Data items:
☆ ☆ ☆ ☆ ☆

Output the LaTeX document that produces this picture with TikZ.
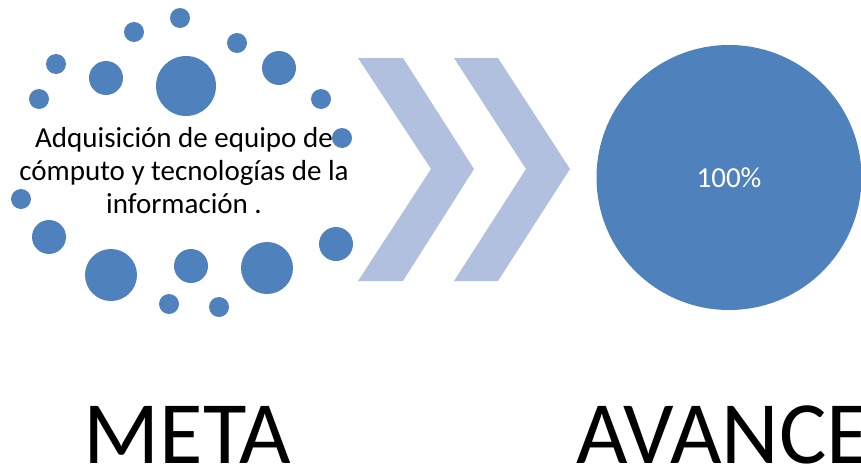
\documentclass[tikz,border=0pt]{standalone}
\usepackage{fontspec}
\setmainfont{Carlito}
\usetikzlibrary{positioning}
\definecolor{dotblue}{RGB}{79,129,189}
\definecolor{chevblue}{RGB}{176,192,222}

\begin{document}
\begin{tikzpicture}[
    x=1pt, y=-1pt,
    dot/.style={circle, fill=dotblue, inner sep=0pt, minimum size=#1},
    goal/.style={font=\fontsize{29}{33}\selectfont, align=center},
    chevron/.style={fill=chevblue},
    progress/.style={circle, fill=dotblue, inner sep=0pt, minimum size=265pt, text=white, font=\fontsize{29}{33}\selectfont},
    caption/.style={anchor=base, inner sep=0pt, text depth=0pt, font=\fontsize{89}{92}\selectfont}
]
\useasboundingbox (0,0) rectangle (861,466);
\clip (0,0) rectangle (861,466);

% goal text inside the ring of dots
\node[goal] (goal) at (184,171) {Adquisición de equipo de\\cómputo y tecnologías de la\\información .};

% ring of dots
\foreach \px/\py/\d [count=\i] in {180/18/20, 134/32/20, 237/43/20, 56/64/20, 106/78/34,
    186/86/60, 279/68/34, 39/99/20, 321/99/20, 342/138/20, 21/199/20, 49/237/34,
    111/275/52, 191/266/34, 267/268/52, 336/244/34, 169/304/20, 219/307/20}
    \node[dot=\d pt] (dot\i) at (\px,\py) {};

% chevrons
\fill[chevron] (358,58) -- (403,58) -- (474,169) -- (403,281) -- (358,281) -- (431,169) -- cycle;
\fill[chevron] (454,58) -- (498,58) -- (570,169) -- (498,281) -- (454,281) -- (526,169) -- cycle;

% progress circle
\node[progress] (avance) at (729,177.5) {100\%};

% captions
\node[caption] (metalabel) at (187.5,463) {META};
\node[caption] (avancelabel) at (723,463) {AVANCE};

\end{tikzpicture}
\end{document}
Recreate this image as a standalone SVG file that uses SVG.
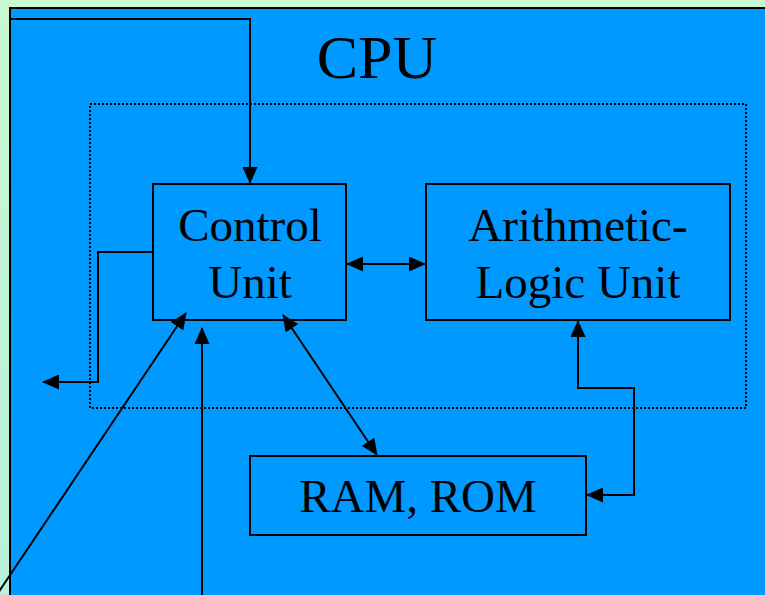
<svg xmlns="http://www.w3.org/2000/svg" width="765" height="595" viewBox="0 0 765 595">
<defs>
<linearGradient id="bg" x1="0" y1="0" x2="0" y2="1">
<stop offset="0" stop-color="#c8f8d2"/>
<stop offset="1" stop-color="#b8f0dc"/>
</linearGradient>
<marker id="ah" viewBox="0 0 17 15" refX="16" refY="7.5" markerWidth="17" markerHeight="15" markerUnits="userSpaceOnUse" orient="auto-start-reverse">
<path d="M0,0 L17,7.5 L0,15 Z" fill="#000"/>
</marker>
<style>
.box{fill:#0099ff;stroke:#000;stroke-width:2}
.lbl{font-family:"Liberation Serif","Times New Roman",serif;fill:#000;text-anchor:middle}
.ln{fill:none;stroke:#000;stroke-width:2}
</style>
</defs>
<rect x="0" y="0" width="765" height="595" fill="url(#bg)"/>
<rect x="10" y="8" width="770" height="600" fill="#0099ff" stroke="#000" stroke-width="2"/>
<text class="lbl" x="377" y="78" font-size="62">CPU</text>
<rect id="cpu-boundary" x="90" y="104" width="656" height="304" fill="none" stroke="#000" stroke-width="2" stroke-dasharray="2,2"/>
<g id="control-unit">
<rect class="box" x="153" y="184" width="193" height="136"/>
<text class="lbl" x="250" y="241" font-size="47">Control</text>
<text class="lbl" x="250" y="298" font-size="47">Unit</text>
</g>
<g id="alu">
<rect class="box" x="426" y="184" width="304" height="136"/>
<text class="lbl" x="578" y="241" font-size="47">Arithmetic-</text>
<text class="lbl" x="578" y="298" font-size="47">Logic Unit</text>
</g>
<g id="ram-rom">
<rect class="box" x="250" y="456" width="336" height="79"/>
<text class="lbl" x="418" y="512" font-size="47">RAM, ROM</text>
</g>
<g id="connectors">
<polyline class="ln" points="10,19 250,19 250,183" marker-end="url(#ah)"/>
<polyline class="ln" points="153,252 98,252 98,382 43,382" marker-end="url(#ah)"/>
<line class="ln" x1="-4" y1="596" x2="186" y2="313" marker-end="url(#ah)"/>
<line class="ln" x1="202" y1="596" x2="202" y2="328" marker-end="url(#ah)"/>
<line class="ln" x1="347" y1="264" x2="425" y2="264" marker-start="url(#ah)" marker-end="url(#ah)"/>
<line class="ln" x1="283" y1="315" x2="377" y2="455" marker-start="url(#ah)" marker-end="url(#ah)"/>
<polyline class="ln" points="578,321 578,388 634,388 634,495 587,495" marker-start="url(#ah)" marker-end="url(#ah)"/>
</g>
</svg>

☆ ☆ ☆ ☆ ☆

**Problem requirements:**
Reproduce the material in its entirety and word for word, without the pictures.

**Response below:**
Output the LaTeX document that produces this picture with TikZ.
\documentclass[tikz,border=0pt]{standalone}
\usepackage{fontspec}
\setmainfont{Carlito}
\usetikzlibrary{positioning}
\definecolor{dotblue}{RGB}{79,129,189}
\definecolor{chevblue}{RGB}{176,192,222}

\begin{document}
\begin{tikzpicture}[
    x=1pt, y=-1pt,
    dot/.style={circle, fill=dotblue, inner sep=0pt, minimum size=#1},
    goal/.style={font=\fontsize{29}{33}\selectfont, align=center},
    chevron/.style={fill=chevblue},
    progress/.style={circle, fill=dotblue, inner sep=0pt, minimum size=265pt, text=white, font=\fontsize{29}{33}\selectfont},
    caption/.style={anchor=base, inner sep=0pt, text depth=0pt, font=\fontsize{89}{92}\selectfont}
]
\useasboundingbox (0,0) rectangle (861,466);
\clip (0,0) rectangle (861,466);

% goal text inside the ring of dots
\node[goal] (goal) at (184,171) {Adquisición de equipo de\\cómputo y tecnologías de la\\información .};

% ring of dots
\foreach \px/\py/\d [count=\i] in {180/18/20, 134/32/20, 237/43/20, 56/64/20, 106/78/34,
    186/86/60, 279/68/34, 39/99/20, 321/99/20, 342/138/20, 21/199/20, 49/237/34,
    111/275/52, 191/266/34, 267/268/52, 336/244/34, 169/304/20, 219/307/20}
    \node[dot=\d pt] (dot\i) at (\px,\py) {};

% chevrons
\fill[chevron] (358,58) -- (403,58) -- (474,169) -- (403,281) -- (358,281) -- (431,169) -- cycle;
\fill[chevron] (454,58) -- (498,58) -- (570,169) -- (498,281) -- (454,281) -- (526,169) -- cycle;

% progress circle
\node[progress] (avance) at (729,177.5) {100\%};

% captions
\node[caption] (metalabel) at (187.5,463) {META};
\node[caption] (avancelabel) at (723,463) {AVANCE};

\end{tikzpicture}
\end{document}
Recreate this image as a standalone SVG file that uses SVG.
<svg xmlns="http://www.w3.org/2000/svg" width="765" height="595" viewBox="0 0 765 595">
<defs>
<linearGradient id="bg" x1="0" y1="0" x2="0" y2="1">
<stop offset="0" stop-color="#c8f8d2"/>
<stop offset="1" stop-color="#b8f0dc"/>
</linearGradient>
<marker id="ah" viewBox="0 0 17 15" refX="16" refY="7.5" markerWidth="17" markerHeight="15" markerUnits="userSpaceOnUse" orient="auto-start-reverse">
<path d="M0,0 L17,7.5 L0,15 Z" fill="#000"/>
</marker>
<style>
.box{fill:#0099ff;stroke:#000;stroke-width:2}
.lbl{font-family:"Liberation Serif","Times New Roman",serif;fill:#000;text-anchor:middle}
.ln{fill:none;stroke:#000;stroke-width:2}
</style>
</defs>
<rect x="0" y="0" width="765" height="595" fill="url(#bg)"/>
<rect x="10" y="8" width="770" height="600" fill="#0099ff" stroke="#000" stroke-width="2"/>
<text class="lbl" x="377" y="78" font-size="62">CPU</text>
<rect id="cpu-boundary" x="90" y="104" width="656" height="304" fill="none" stroke="#000" stroke-width="2" stroke-dasharray="2,2"/>
<g id="control-unit">
<rect class="box" x="153" y="184" width="193" height="136"/>
<text class="lbl" x="250" y="241" font-size="47">Control</text>
<text class="lbl" x="250" y="298" font-size="47">Unit</text>
</g>
<g id="alu">
<rect class="box" x="426" y="184" width="304" height="136"/>
<text class="lbl" x="578" y="241" font-size="47">Arithmetic-</text>
<text class="lbl" x="578" y="298" font-size="47">Logic Unit</text>
</g>
<g id="ram-rom">
<rect class="box" x="250" y="456" width="336" height="79"/>
<text class="lbl" x="418" y="512" font-size="47">RAM, ROM</text>
</g>
<g id="connectors">
<polyline class="ln" points="10,19 250,19 250,183" marker-end="url(#ah)"/>
<polyline class="ln" points="153,252 98,252 98,382 43,382" marker-end="url(#ah)"/>
<line class="ln" x1="-4" y1="596" x2="186" y2="313" marker-end="url(#ah)"/>
<line class="ln" x1="202" y1="596" x2="202" y2="328" marker-end="url(#ah)"/>
<line class="ln" x1="347" y1="264" x2="425" y2="264" marker-start="url(#ah)" marker-end="url(#ah)"/>
<line class="ln" x1="283" y1="315" x2="377" y2="455" marker-start="url(#ah)" marker-end="url(#ah)"/>
<polyline class="ln" points="578,321 578,388 634,388 634,495 587,495" marker-start="url(#ah)" marker-end="url(#ah)"/>
</g>
</svg>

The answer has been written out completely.